State v. Bad Heart Bull, 257 N.W.2d 715, 720 (S.D.1977) (citations omitted); see State v. Havens, 264 N.W.2d 918 (S.D.1978). Enactments of the Legislature will be upheld unless they are clearly and unmistakably unconstitutional. Direct Auto Buying Service, Inc. v. Welch, 308 N.W.2d 570 (S.D.1981); In the Interest of T.L.J., 303 N.W.2d 800 (S.D.1981).

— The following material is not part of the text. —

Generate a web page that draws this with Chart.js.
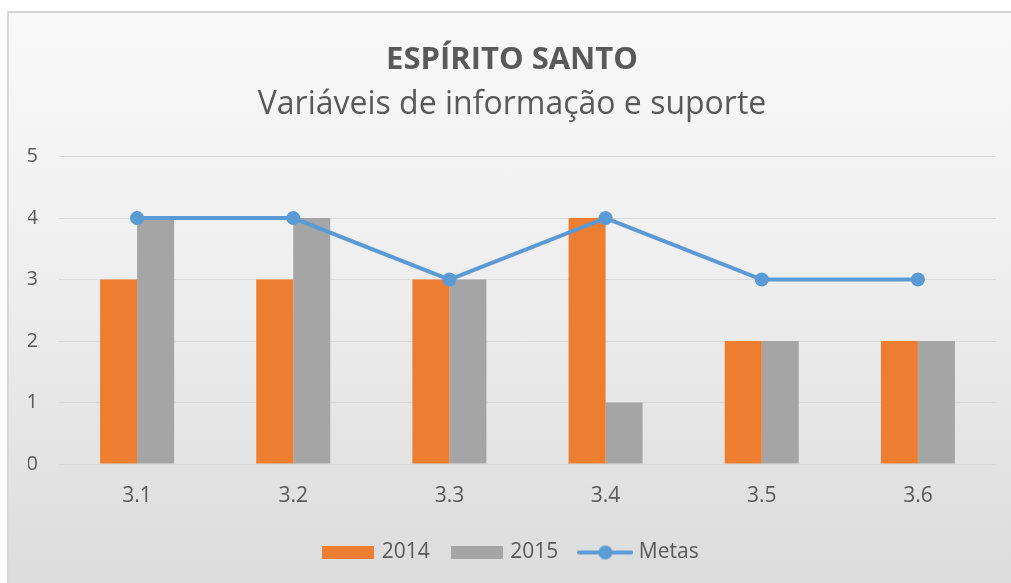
<!DOCTYPE html>
<html>
<head>
<meta charset="utf-8">
<script src="https://cdn.jsdelivr.net/npm/chart.js@4"></script>
<style>
  html, body { margin: 0; padding: 0; background: #fff; }
  #box {
    position: absolute; left: 7px; top: 11px; width: 1004px; height: 572px;
    box-sizing: border-box; border-top: 2px solid #d4d4d4; border-left: 2px solid #d9d9d9;
    background: linear-gradient(to bottom, #f9f9f9 0%, #f0f0f0 40%, #dcdcdc 100%);
  }
  canvas { display: block; }
</style>
</head>
<body>
<div id="box"><canvas id="chart" width="1002" height="570"></canvas></div>
<script>
const categories = ["3.1", "3.2", "3.3", "3.4", "3.5", "3.6"];
const values2014 = [3, 3, 3, 4, 2, 2];
const values2015 = [4, 4, 3, 1, 2, 2];
const metas = [4, 4, 3, 4, 3, 3];
const yTicks = [0, 1, 2, 3, 4, 5];

const font = "'Open Sans', 'DejaVu Sans', sans-serif";
const textColor = "#595959";
const orange = "#ed7d31";
const gray = "#a5a5a5";
const blue = "#5b9bd5";

// legend swatches drawn as small canvases
function boxSwatch(color) {
  const c = document.createElement("canvas");
  c.width = 52;
  c.height = 13;
  const g = c.getContext("2d");
  g.fillStyle = color;
  g.fillRect(0, 0, 52, 13);
  return c;
}
function lineSwatch(color) {
  const c = document.createElement("canvas");
  c.width = 56;
  c.height = 16;
  const g = c.getContext("2d");
  g.strokeStyle = color;
  g.lineWidth = 4;
  g.lineCap = "round";
  g.beginPath();
  g.moveTo(2, 8);
  g.lineTo(54, 8);
  g.stroke();
  g.fillStyle = color;
  g.beginPath();
  g.arc(28, 8, 7, 0, Math.PI * 2);
  g.fill();
  return c;
}
const swatches = { "2014": boxSwatch(orange), "2015": boxSwatch(gray), "Metas": lineSwatch(blue) };

const ctx = document.getElementById("chart").getContext("2d");
const chart = new Chart(ctx, {
  type: "bar",
  data: {
    labels: categories,
    datasets: [
      {
        type: "line",
        label: "Metas",
        data: metas,
        borderColor: blue,
        backgroundColor: blue,
        borderWidth: 4,
        pointRadius: 7,
        pointHoverRadius: 7,
        pointBackgroundColor: blue,
        pointBorderWidth: 0,
        tension: 0,
        order: 0,
      },
      {
        label: "2014",
        data: values2014,
        backgroundColor: orange,
        categoryPercentage: 0.474,
        barPercentage: 1,
        order: 1,
      },
      {
        label: "2015",
        data: values2015,
        backgroundColor: gray,
        categoryPercentage: 0.474,
        barPercentage: 1,
        order: 1,
      },
    ],
  },
  options: {
    responsive: false,
    animation: false,
    layout: { padding: { left: 19, right: 15, top: 0, bottom: 10 } },
    plugins: {
      title: {
        display: true,
        text: "ESPÍRITO SANTO",
        color: textColor,
        font: { family: font, size: 31, weight: "bold" },
        padding: { top: 29, bottom: 6 },
      },
      subtitle: {
        display: true,
        text: "Variáveis de informação e suporte",
        color: textColor,
        font: { family: font, size: 32 },
        padding: { top: 0, bottom: 33 },
      },
      legend: {
        position: "bottom",
        labels: {
          color: textColor,
          font: { family: font, size: 21 },
          usePointStyle: true,
          pointStyleWidth: 46,
          boxHeight: 13,
          padding: 24,
          generateLabels: (c) => {
            const order = ["2014", "2015", "Metas"];
            return order.map((name) => {
              const i = c.data.datasets.findIndex((d) => d.label === name);
              return {
                text: name,
                pointStyle: swatches[name],
                fillStyle: "transparent",
                strokeStyle: "transparent",
                lineWidth: 0,
                fontColor: textColor,
                hidden: false,
                datasetIndex: i,
              };
            });
          },
        },
      },
      tooltip: { enabled: false },
    },
    scales: {
      x: {
        grid: { display: false, drawTicks: false },
        border: { display: false },
        ticks: { color: textColor, font: { family: font, size: 21 }, padding: 19 },
        afterFit: (axis) => { axis.height = 54; },
      },
      y: {
        min: 0,
        max: 5,
        afterBuildTicks: (axis) => { axis.ticks = yTicks.map((v) => ({ value: v })); },
        grid: { color: "#d9d9d9", drawTicks: false },
        border: { display: false },
        ticks: { color: textColor, font: { family: font, size: 20 }, padding: 21 },
        afterFit: (axis) => { axis.width = 31; },
      },
    },
  },
});
</script>
</body>
</html>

Baker v. State, 16 Ariz.App. 463, 494 P.2d 68 (1972), involved a defendant who contended that the unlawful obscene telephone call statute of Arizona was unconstitutional due to vagueness; this statute provided in pertinent part:
(A.R.S. § 13-895) A. It shall be unlawful for any person, with intent to terrify, intimidate, threaten, harass, annoy or offend, to telephone another and use any obscene, lewd or profane language or suggest any lewd or lascivious act, or threaten to inflict injury or physical harm to the person or property of any person.
In upholding the constitutionality of A.R.S. § 13-895, the court in Baker stated:
The statute with which we are here concerned is not an "obscenity" statute. It is more analogous to that involved in the case of State v. Starsky, 106 Ariz. 329, 475 P.2d 943 (1970). There the court had under consideration A.R.S. § 13-371, which made it a crime to disturb willfully and maliciously the peace or quiet of a neighborhood, family or person by means of applying any violent, abusive or obscene epithets to another. In that case the term "obscene" as used in the statute was attacked as being vague. The court, in upholding the statute, stated:
106 Ariz. at 332, 475 P.2d at 946.
It would be equally inane to interpret the word "obscene" in the context of the Roth standards when dealing with obscene phone calls.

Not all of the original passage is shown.